HR 3221 streamlines federal financial aid and removes subsidies to private lenders for college loans. This consolidates the power to determine who gets a grant or a loan under the direct authority of the federal government and will eventually render graduates who did not complete the federally approved national curriculum ineligible for financial aid. (In 2006, even the New York Times saw the danger this posed to private and homeschoolers.) It will also allow the federal government to require community service for all students who receive a student loan or aid. Something that would be much harder to do if the money came from a private lender. Remember, Obama promised a civilian national security force and linked funding to service programs.
In the past, HSLDA has warned of the dangers of a national curriculum and standards to homeschoolers. In July of this year, they also encouraged strong opposition to HR 3221 because of the early learning provision. They rightly asserted that, "Parents, not federal or state officials should decide what is appropriate for their children." There have been no further updates.
Given that the House will debate and vote on the bill this week and Republicans lawmakers are struggling to come up with good arguments against the legislation, I hope that HSLDA and other homeschool advocates like Homeschool Legal Advantage provide more information, alert their members, and encourage strong opposition to HR 3221.
UPDATE: Since I posted early this AM, HSLDA has updated the link from July 20 and now has included information regarding the federal takeover of student loans.

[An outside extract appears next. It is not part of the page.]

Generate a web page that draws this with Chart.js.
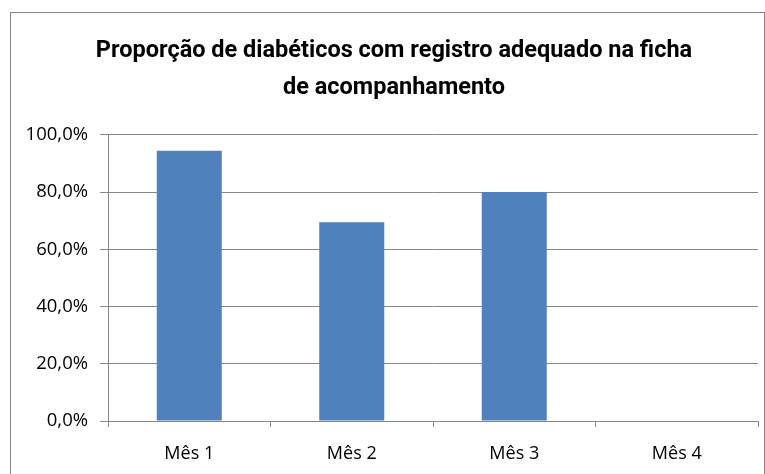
<!DOCTYPE html>
<html>
<head>
<meta charset="utf-8">
<script src="https://cdn.jsdelivr.net/npm/chart.js@4/dist/chart.umd.min.js"></script>
<style>
  html, body { margin: 0; padding: 0; background: #fff; }
  #wrap { width: 765px; height: 474px; }
</style>
</head>
<body>
<div id="wrap"><canvas id="chart"></canvas></div>
<script>
// data
const meses = ['Mês 1', 'Mês 2', 'Mês 3', 'Mês 4'];
const proporcao = [94.4, 69.5, 80.0, 0];
const tituloLinhas = ['Proporção de diabéticos com registro adequado na ficha', 'de acompanhamento'];

const cinza = '#868686';

// outer frame of the chart, and title nudged right like in the original
const moldura = {
    id: 'moldura',
    afterLayout(chart) {
        if (chart.titleBlock) chart.titleBlock.left = 30;
    },
    beforeDraw(chart) {
        const c = chart.ctx;
        c.save();
        c.fillStyle = '#fff';
        c.fillRect(0, 0, chart.width, chart.height);
        c.strokeStyle = cinza;
        c.lineWidth = 1;
        c.strokeRect(10.5, 12.5, 754, 470);
        c.restore();
    }
};

const ctx = document.getElementById('chart').getContext('2d');

const myChart = new Chart(ctx, {
    type: 'bar',
    data: {
        labels: meses,
        datasets: [{
            data: proporcao,
            backgroundColor: '#4F81BD',
            categoryPercentage: 0.4,
            barPercentage: 1.0
        }]
    },
    options: {
        responsive: true,
        maintainAspectRatio: false,
        animation: false,
        layout: { padding: { left: 0, right: 7, top: 0, bottom: 0 } },
        plugins: {
            legend: { display: false },
            tooltip: { enabled: false },
            title: {
                display: true,
                text: tituloLinhas,
                color: '#000',
                font: { family: "Roboto, 'Open Sans', sans-serif", size: 23.5, weight: 'bold', lineHeight: 1.55 },
                padding: { top: 33, bottom: 29 }
            }
        },
        scales: {
            x: {
                offset: true,
                grid: { offset: true, drawOnChartArea: false, drawTicks: true, tickLength: 6, color: cinza },
                border: { display: true, color: cinza },
                ticks: { color: '#000', padding: 16, font: { family: "'Open Sans', sans-serif", size: 18 } },
                afterFit(scale) { scale.height = 53; }
            },
            y: {
                min: 0,
                max: 100,
                ticks: {
                    stepSize: 20,
                    color: '#000',
                    padding: 12,
                    font: { family: "'Open Sans', sans-serif", size: 18.5 },
                    callback: v => v.toFixed(1).replace('.', ',') + '%'
                },
                grid: { color: cinza, tickLength: 8 },
                border: { display: true, color: cinza },
                afterFit(scale) { scale.width = 108; }
            }
        }
    },
    plugins: [moldura]
});
</script>
</body>
</html>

H.R. 3221 will greatly increase the size and power of the federal government and fundamentally alter the student loan process by federalizing all student loans: Currently, many college students obtain student loans through private entities. H.R. 3221 will change this by federalizing all student financial aid. The U.S. Department of Education will be tasked with administering and supporting all student loans, which will greatly increase the federal government’s role and power in education.They provide no information the Open Online Education provision which allows the federal government to develop and disseminate online and college curriculum.